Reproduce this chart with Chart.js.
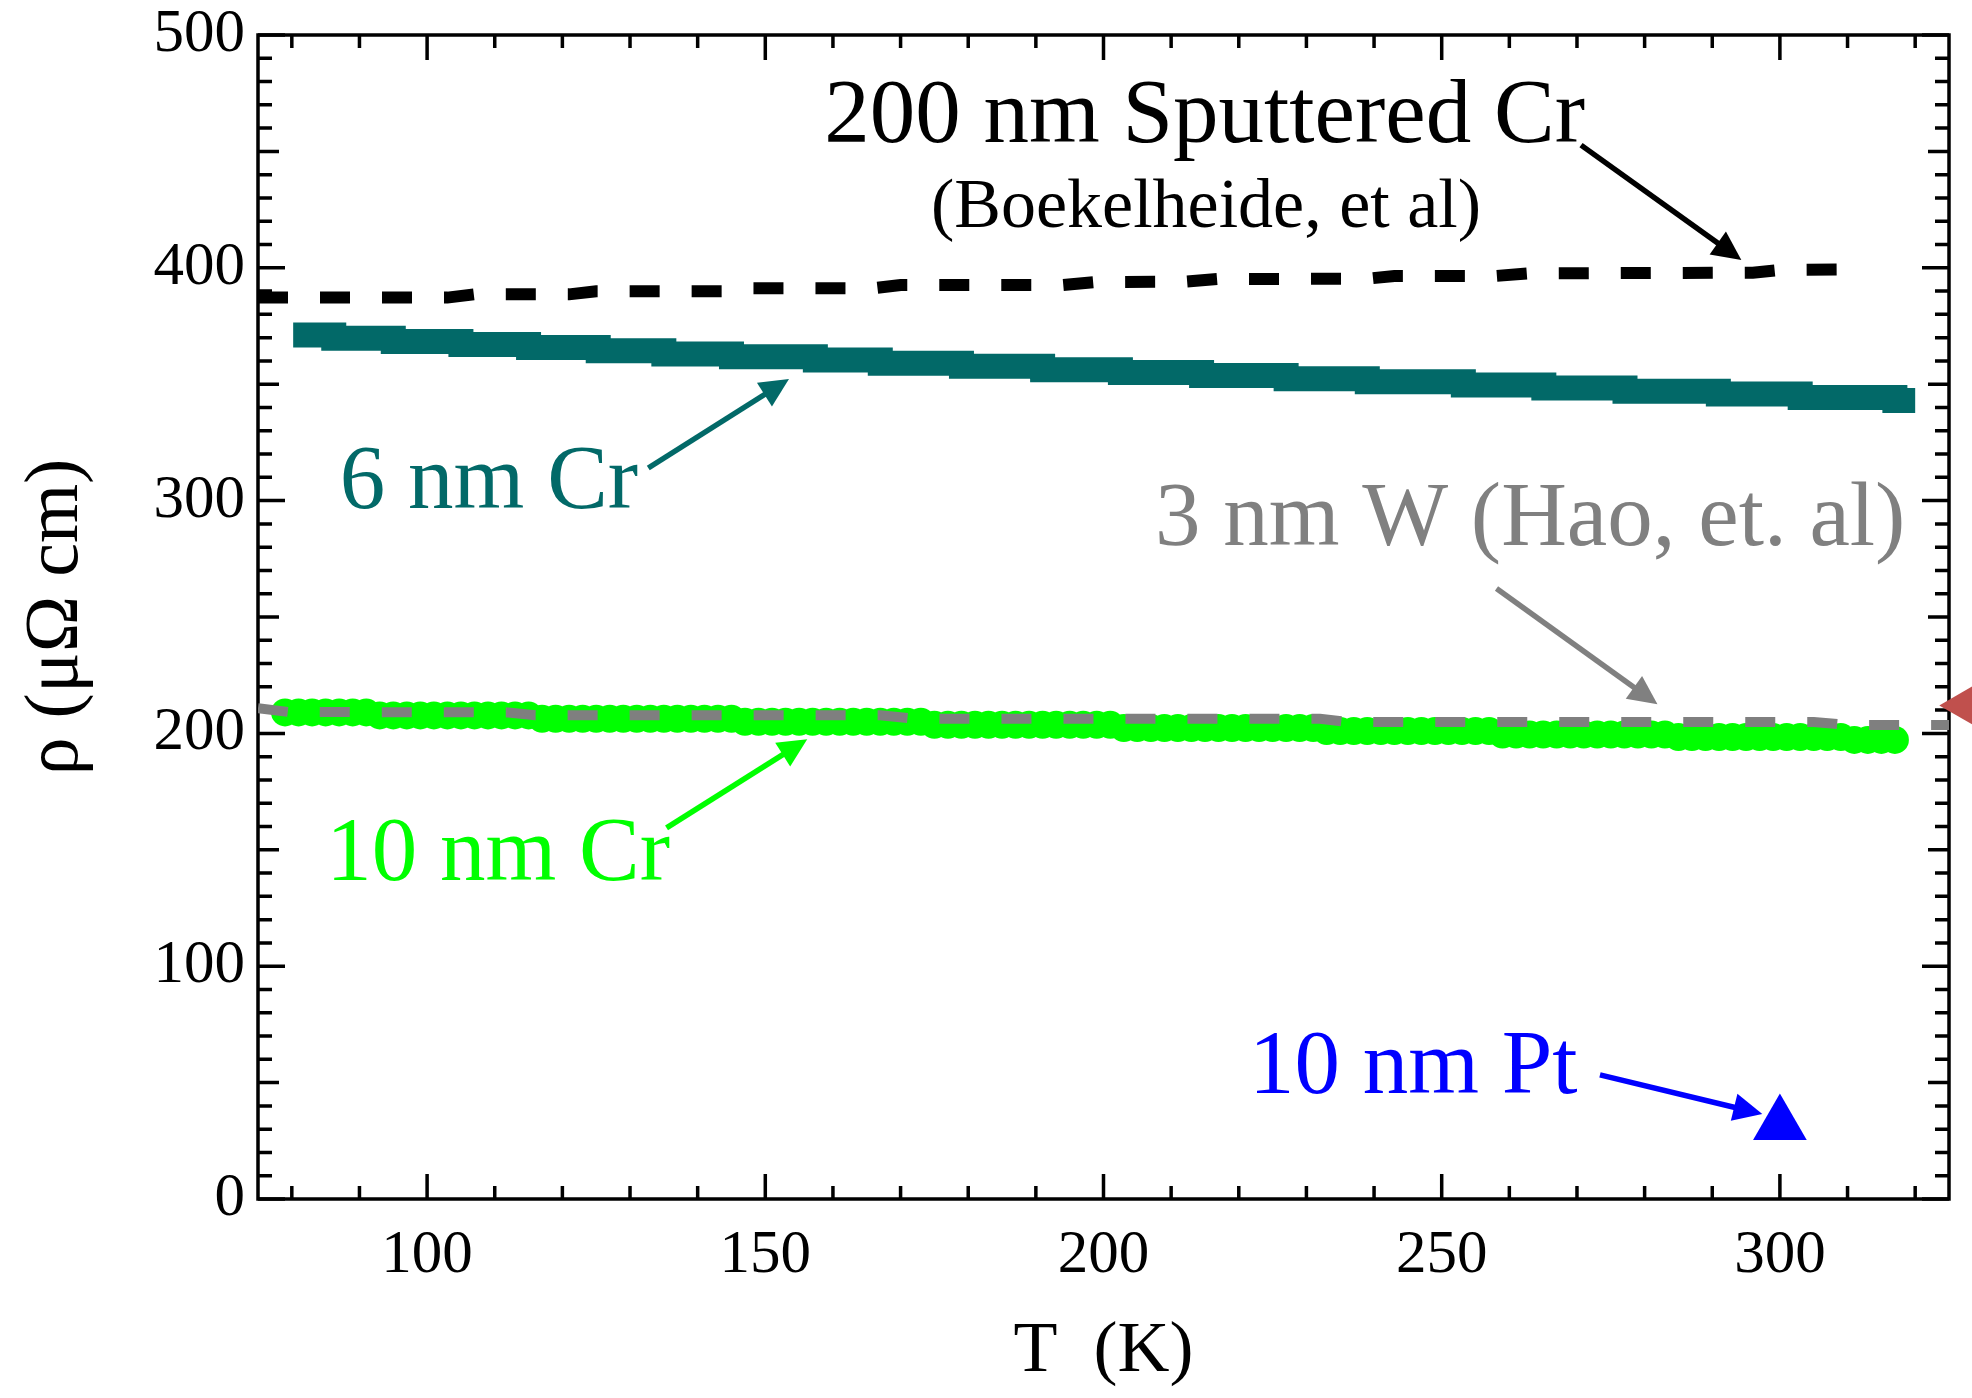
<!DOCTYPE html>
<html>
<head>
<meta charset="utf-8">
<script src="https://cdn.jsdelivr.net/npm/chart.js@4.4.1/dist/chart.umd.min.js"></script>
<style>
  html, body { margin: 0; padding: 0; background: #fff; }
  canvas { display: block; }
</style>
</head>
<body>
<canvas id="rhoChart" width="1972" height="1398"></canvas>
<script>
// 200 nm sputtered Cr (Boekelheide, et al)
var boekT   = [75, 103, 107, 121, 125, 144, 148, 166, 170, 194, 199, 212, 217, 239, 243, 258, 263, 296, 300, 310];
var boekRho = [387.2, 387.2, 388.6, 388.6, 389.9, 389.9, 391.2, 391.2, 392.6, 392.6, 393.9, 394.0, 395.2, 395.3, 396.5, 396.5, 397.6, 397.9, 399.1, 399.3];

// 6 nm Cr
var cr6T   = [80.2, 86.2, 95, 105, 115, 125.3, 135, 145, 157.4, 167, 179, 191, 202.5, 214.5, 227, 239, 253.2, 265.1, 277.1, 290.9, 303, 317, 320];
var cr6Rho = [371.1, 369.7, 368.3, 367.0, 365.8, 364.4, 363.0, 361.8, 360.4, 359.0, 357.7, 356.2, 355.0, 353.7, 352.3, 351.1, 349.7, 348.4, 347.0, 345.8, 344.3, 343.0, 343.0];

// 10 nm Cr
var cr10T = [79, 81, 83, 85, 87, 89, 91,
  93, 95, 97, 99, 101, 103, 105, 107, 109, 111, 113, 115,
  117, 119, 121, 123, 125, 127, 129, 131, 133, 135, 137, 139, 141, 143, 145,
  147, 149, 151, 153, 155, 157, 159, 161, 163, 165, 167, 169, 171, 173,
  175, 177, 179, 181, 183, 185, 187, 189, 191, 193, 195, 197, 199, 201,
  203, 205, 207, 209, 211, 213, 215, 217, 219, 221, 223, 225, 227, 229, 231,
  233, 235, 237, 239, 241, 243, 245, 247, 249, 251, 253, 255, 257,
  259, 261, 263, 265, 267, 269, 271, 273, 275, 277, 279, 281, 283,
  285, 287, 289, 291, 293, 295, 297, 299, 301, 303, 305, 307, 309,
  311, 313, 315, 317];
var cr10Rho = [209.0, 209.0, 209.0, 209.0, 209.0, 209.0, 209.0,
  207.7, 207.7, 207.7, 207.7, 207.7, 207.7, 207.7, 207.7, 207.7, 207.7, 207.7, 207.7,
  206.3, 206.3, 206.3, 206.3, 206.3, 206.3, 206.3, 206.3, 206.3, 206.3, 206.3, 206.3, 206.3, 206.3, 206.3,
  205.0, 205.0, 205.0, 205.0, 205.0, 205.0, 205.0, 205.0, 205.0, 205.0, 205.0, 205.0, 205.0, 205.0,
  203.7, 203.7, 203.7, 203.7, 203.7, 203.7, 203.7, 203.7, 203.7, 203.7, 203.7, 203.7, 203.7, 203.7,
  202.3, 202.3, 202.3, 202.3, 202.3, 202.3, 202.3, 202.3, 202.3, 202.3, 202.3, 202.3, 202.3, 202.3, 202.3,
  201.0, 201.0, 201.0, 201.0, 201.0, 201.0, 201.0, 201.0, 201.0, 201.0, 201.0, 201.0, 201.0,
  199.5, 199.5, 199.5, 199.5, 199.5, 199.5, 199.5, 199.5, 199.5, 199.5, 199.5, 199.5, 199.5,
  198.4, 198.4, 198.4, 198.4, 198.4, 198.4, 198.4, 198.4, 198.4, 198.4, 198.4, 198.4, 198.4,
  197.2, 197.2, 197.2, 197.2];

// 3 nm W (Hao, et. al)
var haoT   = [75, 79.5, 112, 116, 167, 172, 232, 236, 305, 310, 330];
var haoRho = [210.8, 209.2, 209.0, 207.8, 207.8, 206.3, 206.3, 204.9, 204.9, 203.6, 203.6];

// 10 nm Pt
var ptT   = [300];
var ptRho = [32];

// point cut off at the right edge
var edgeT   = [328];
var edgeRho = [212];

var xTickValues = [100, 150, 200, 250, 300];
var yTickValues = [0, 100, 200, 300, 400, 500];

var serif = '"Liberation Serif", "Times New Roman", serif';

// text labels, placed in data coordinates
var labels = [
  {text: '200 nm Sputtered Cr', x: 158.7, y: 454.0, color: '#000000', size: 91},
  {text: '(Boekelheide, et al)', x: 174.5, y: 417.5, color: '#000000', size: 70},
  {text: '6 nm Cr', x: 87.1, y: 296.8, color: '#026968', size: 91},
  {text: '3 nm W (Hao, et. al)', x: 207.6, y: 281.1, color: '#808080', size: 91},
  {text: '10 nm Cr', x: 85.1, y: 137.0, color: '#00FF00', size: 91},
  {text: '10 nm Pt', x: 221.5, y: 45.5, color: '#0000FF', size: 91}
];

// arrows: from (x1,y1) to tip (x2,y2), data coordinates
var arrows = [
  {x1: 270.6, y1: 452.7, x2: 294.3, y2: 403.4, color: '#000000'},
  {x1: 132.7, y1: 314.0, x2: 153.5, y2: 352.2, color: '#026968'},
  {x1: 258.1, y1: 262.2, x2: 281.9, y2: 212.5, color: '#808080'},
  {x1: 135.4, y1: 159.4, x2: 156.2, y2: 197.5, color: '#00FF00'},
  {x1: 273.4, y1: 53.3, x2: 297.4, y2: 36.5, color: '#0000FF'}
];

function toPoints(xs, ys) {
  var pts = [];
  for (var i = 0; i < xs.length; i++) {
    pts.push({x: xs[i], y: ys[i]});
  }
  return pts;
}

// frame with inward ticks on all four sides
var framePlugin = {
  id: 'frame',
  beforeDatasetsDraw: function(chart) {
    var ctx = chart.ctx;
    var a = chart.chartArea;
    var xs = chart.scales.x, ys = chart.scales.y;
    ctx.save();
    ctx.strokeStyle = '#000';
    ctx.lineWidth = 3.5;
    ctx.beginPath();
    for (var v = 0; v <= 500; v += 10) {
      var py = ys.getPixelForValue(v);
      var len = v % 100 === 0 ? 27 : (v % 50 === 0 ? 21 : 14);
      ctx.moveTo(a.left, py); ctx.lineTo(a.left + len, py);
      ctx.moveTo(a.right, py); ctx.lineTo(a.right - len, py);
    }
    for (var t = 80; t <= 320; t += 10) {
      var px = xs.getPixelForValue(t);
      var l2 = t % 50 === 0 ? 25 : 13;
      ctx.moveTo(px, a.bottom); ctx.lineTo(px, a.bottom - l2);
      ctx.moveTo(px, a.top); ctx.lineTo(px, a.top + l2);
    }
    ctx.stroke();
    ctx.strokeRect(a.left, a.top, a.right - a.left, a.bottom - a.top);
    ctx.restore();
  }
};

var notePlugin = {
  id: 'notes',
  afterDatasetsDraw: function(chart) {
    var ctx = chart.ctx;
    var xs = chart.scales.x, ys = chart.scales.y;
    ctx.save();
    labels.forEach(function(l) {
      ctx.font = l.size + 'px ' + serif;
      ctx.fillStyle = l.color;
      ctx.textAlign = 'left';
      ctx.textBaseline = 'alphabetic';
      ctx.fillText(l.text, xs.getPixelForValue(l.x), ys.getPixelForValue(l.y));
    });
    arrows.forEach(function(ar) {
      var x1 = xs.getPixelForValue(ar.x1), y1 = ys.getPixelForValue(ar.y1);
      var x2 = xs.getPixelForValue(ar.x2), y2 = ys.getPixelForValue(ar.y2);
      var ang = Math.atan2(y2 - y1, x2 - x1);
      var head = 29, half = 14;
      var bx = x2 - head * Math.cos(ang), by = y2 - head * Math.sin(ang);
      ctx.strokeStyle = ar.color;
      ctx.fillStyle = ar.color;
      ctx.lineWidth = 5.5;
      ctx.beginPath();
      ctx.moveTo(x1, y1);
      ctx.lineTo(bx + 2 * Math.cos(ang), by + 2 * Math.sin(ang));
      ctx.stroke();
      ctx.beginPath();
      ctx.moveTo(x2, y2);
      ctx.lineTo(bx + half * Math.sin(ang), by - half * Math.cos(ang));
      ctx.lineTo(bx - half * Math.sin(ang), by + half * Math.cos(ang));
      ctx.closePath();
      ctx.fill();
    });
    ctx.restore();
  }
};

var ctx = document.getElementById('rhoChart');

var rhoChart = new Chart(ctx, {
  type: 'scatter',
  data: {
    datasets: [
      {
        label: '3 nm W (Hao, et. al)',
        data: toPoints(haoT, haoRho),
        showLine: true,
        borderColor: '#7F7F7F',
        borderWidth: 10,
        borderDash: [30, 32],
        borderCapStyle: 'butt',
        pointRadius: 0,
        tension: 0,
        clip: 0
      },
      {
        label: '10 nm Cr',
        data: toPoints(cr10T, cr10Rho),
        showLine: false,
        backgroundColor: '#00FF00',
        borderWidth: 0,
        pointRadius: 14,
        pointStyle: 'circle'
      },
      {
        label: '200 nm Sputtered Cr',
        data: toPoints(boekT, boekRho),
        showLine: true,
        borderColor: '#000000',
        borderWidth: 12,
        borderDash: [30, 32],
        borderCapStyle: 'butt',
        pointRadius: 0,
        tension: 0
      },
      {
        label: '6 nm Cr',
        data: toPoints(cr6T, cr6Rho),
        showLine: true,
        stepped: 'before',
        borderColor: '#026968',
        borderWidth: 25,
        borderCapStyle: 'butt',
        borderJoinStyle: 'miter',
        pointRadius: 0
      },
      {
        label: '10 nm Pt',
        data: toPoints(ptT, ptRho),
        showLine: false,
        backgroundColor: '#0000FF',
        borderWidth: 0,
        pointStyle: 'triangle',
        pointRadius: 31
      },
      {
        label: 'edge',
        data: toPoints(edgeT, edgeRho),
        showLine: false,
        backgroundColor: '#C0504D',
        borderWidth: 0,
        pointStyle: 'triangle',
        rotation: -90,
        pointRadius: 30,
        clip: false
      }
    ]
  },
  options: {
    responsive: false,
    animation: false,
    layout: {autoPadding: false, padding: {left: 0, right: 23, top: 35, bottom: 0}},
    plugins: {
      legend: {display: false},
      tooltip: {enabled: false}
    },
    scales: {
      x: {
        type: 'linear',
        position: 'bottom',
        min: 75,
        max: 325,
        grid: {display: false, drawTicks: false},
        border: {display: false},
        ticks: {
          color: '#000',
          font: {family: serif, size: 61, lineHeight: 1},
          padding: 26,
          maxRotation: 0,
          autoSkip: false
        },
        title: {
          display: true,
          text: 'T  (K)',
          color: '#000',
          font: {family: serif, size: 72, lineHeight: 1.2},
          padding: {top: 0, bottom: 3}
        },
        afterBuildTicks: function(scale) {
          scale.ticks = xTickValues.map(function(v) { return {value: v}; });
        },
        afterFit: function(scale) {
          scale.height = 199;
          scale.paddingLeft = 0;
          scale.paddingRight = 0;
        }
      },
      y: {
        type: 'linear',
        min: 0,
        max: 500,
        grid: {display: false, drawTicks: false},
        border: {display: false},
        ticks: {
          color: '#000',
          font: {family: serif, size: 61, lineHeight: 1},
          padding: 13
        },
        title: {
          display: true,
          text: 'ρ (μΩ cm)',
          color: '#000',
          font: {family: serif, size: 76, lineHeight: 1.2},
          padding: {top: 11, bottom: 0}
        },
        afterBuildTicks: function(scale) {
          scale.ticks = yTickValues.map(function(v) { return {value: v}; });
        },
        afterFit: function(scale) {
          scale.width = 258;
          scale.paddingTop = 0;
          scale.paddingBottom = 0;
        }
      }
    }
  },
  plugins: [framePlugin, notePlugin]
});
</script>
</body>
</html>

## [Exercise]
Extract the lines exactly, please: the first line of the listing, the line with "344.3, 343.0, 343.0];", and every line between them, but no pictures.

## [Full output]
Reproduce this chart with Chart.js.
<!DOCTYPE html>
<html>
<head>
<meta charset="utf-8">
<script src="https://cdn.jsdelivr.net/npm/chart.js@4.4.1/dist/chart.umd.min.js"></script>
<style>
  html, body { margin: 0; padding: 0; background: #fff; }
  canvas { display: block; }
</style>
</head>
<body>
<canvas id="rhoChart" width="1972" height="1398"></canvas>
<script>
// 200 nm sputtered Cr (Boekelheide, et al)
var boekT   = [75, 103, 107, 121, 125, 144, 148, 166, 170, 194, 199, 212, 217, 239, 243, 258, 263, 296, 300, 310];
var boekRho = [387.2, 387.2, 388.6, 388.6, 389.9, 389.9, 391.2, 391.2, 392.6, 392.6, 393.9, 394.0, 395.2, 395.3, 396.5, 396.5, 397.6, 397.9, 399.1, 399.3];

// 6 nm Cr
var cr6T   = [80.2, 86.2, 95, 105, 115, 125.3, 135, 145, 157.4, 167, 179, 191, 202.5, 214.5, 227, 239, 253.2, 265.1, 277.1, 290.9, 303, 317, 320];
var cr6Rho = [371.1, 369.7, 368.3, 367.0, 365.8, 364.4, 363.0, 361.8, 360.4, 359.0, 357.7, 356.2, 355.0, 353.7, 352.3, 351.1, 349.7, 348.4, 347.0, 345.8, 344.3, 343.0, 343.0];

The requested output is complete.